Pictures stay out. Extract the lines below from the first one through the line with "linewidth=0.8, zorder=3)", both included.

--*--

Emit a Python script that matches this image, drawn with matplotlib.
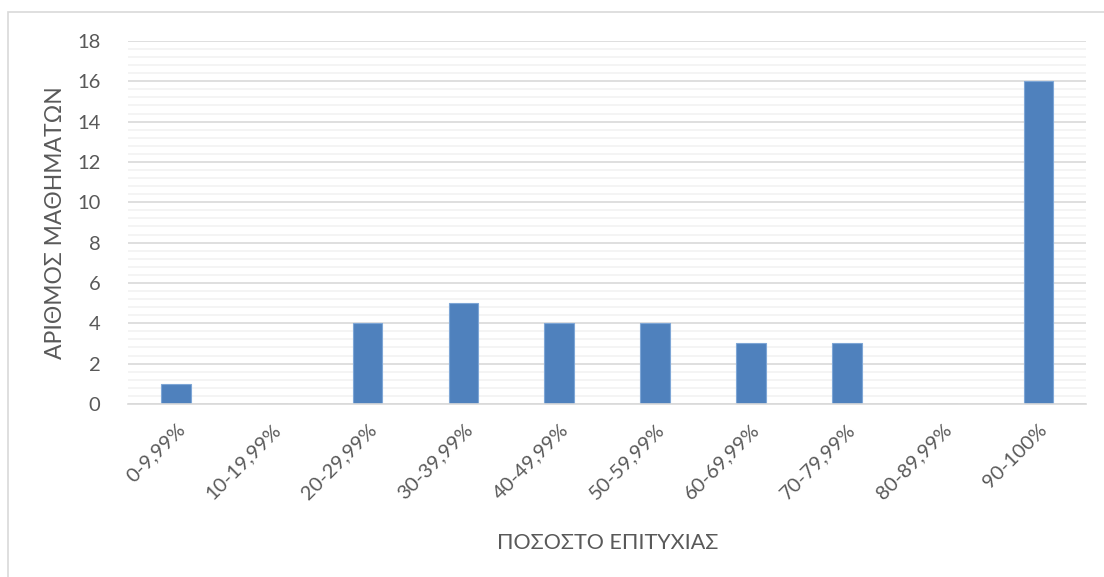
import matplotlib.pyplot as plt
from matplotlib.patches import Rectangle
from matplotlib.ticker import MultipleLocator

categories = ["0-9,99%", "10-19,99%", "20-29,99%", "30-39,99%", "40-49,99%",
              "50-59,99%", "60-69,99%", "70-79,99%", "80-89,99%", "90-100%"]
counts = [1, 0, 4, 5, 4, 4, 3, 3, 0, 16]

plt.rcParams["font.family"] = ["Lato", "DejaVu Sans"]
text_color = "#595959"

fig = plt.figure(figsize=(11.04, 5.77), dpi=100)
ax = fig.add_axes([0.116, 0.300, 0.868, 0.629])

# chart border (runs off the right and bottom edges)
fig.patches.append(Rectangle((8 / 1104, -0.05), 1.2, 1 - 12 / 577 + 0.05,
                             transform=fig.transFigure, fill=False,
                             edgecolor="#D9D9D9", linewidth=1.2))

x = range(len(categories))
ax.bar(x, counts, width=0.31, color="#4F81BD", edgecolor="#7EA6D6",
       linewidth=0.8, zorder=3)

ax.set_xlim(-0.5, len(categories) - 0.5)
ax.set_ylim(0, 18)
ax.yaxis.set_major_locator(MultipleLocator(2))
ax.yaxis.set_minor_locator(MultipleLocator(0.4))
ax.grid(axis="y", which="major", color="#D9D9D9", linewidth=1.2, zorder=0)
ax.grid(axis="y", which="minor", color="#F2F2F2", linewidth=1.2, zorder=0)

for s in ["top", "right", "left"]:
    ax.spines[s].set_visible(False)
ax.spines["bottom"].set_color("#D9D9D9")
ax.spines["bottom"].set_linewidth(1.2)
ax.spines["bottom"].set_zorder(4)

ax.tick_params(axis="both", which="both", length=0, colors=text_color,
               labelsize=14.5)
ax.tick_params(axis="y", pad=20)
ax.set_xticks(list(x))
ax.set_xticklabels(categories, rotation=45, ha="right", rotation_mode="anchor")
ax.tick_params(axis="x", pad=12)

ax.set_xlabel("ΠΟΣΟΣΤΟ ΕΠΙΤΥΧΙΑΣ", fontsize=15.5, color=text_color, labelpad=22)
ax.set_ylabel("ΑΡΙΘΜΟΣ ΜΑΘΗΜΑΤΩΝ", fontsize=16.5, color=text_color, labelpad=8)

fig.savefig("out.png", dpi=100)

--*--

- Written solution:
Emit a Python script that matches this image, drawn with matplotlib.
import matplotlib.pyplot as plt
from matplotlib.patches import Rectangle
from matplotlib.ticker import MultipleLocator

categories = ["0-9,99%", "10-19,99%", "20-29,99%", "30-39,99%", "40-49,99%",
              "50-59,99%", "60-69,99%", "70-79,99%", "80-89,99%", "90-100%"]
counts = [1, 0, 4, 5, 4, 4, 3, 3, 0, 16]

plt.rcParams["font.family"] = ["Lato", "DejaVu Sans"]
text_color = "#595959"

fig = plt.figure(figsize=(11.04, 5.77), dpi=100)
ax = fig.add_axes([0.116, 0.300, 0.868, 0.629])

# chart border (runs off the right and bottom edges)
fig.patches.append(Rectangle((8 / 1104, -0.05), 1.2, 1 - 12 / 577 + 0.05,
                             transform=fig.transFigure, fill=False,
                             edgecolor="#D9D9D9", linewidth=1.2))

x = range(len(categories))
ax.bar(x, counts, width=0.31, color="#4F81BD", edgecolor="#7EA6D6",
       linewidth=0.8, zorder=3)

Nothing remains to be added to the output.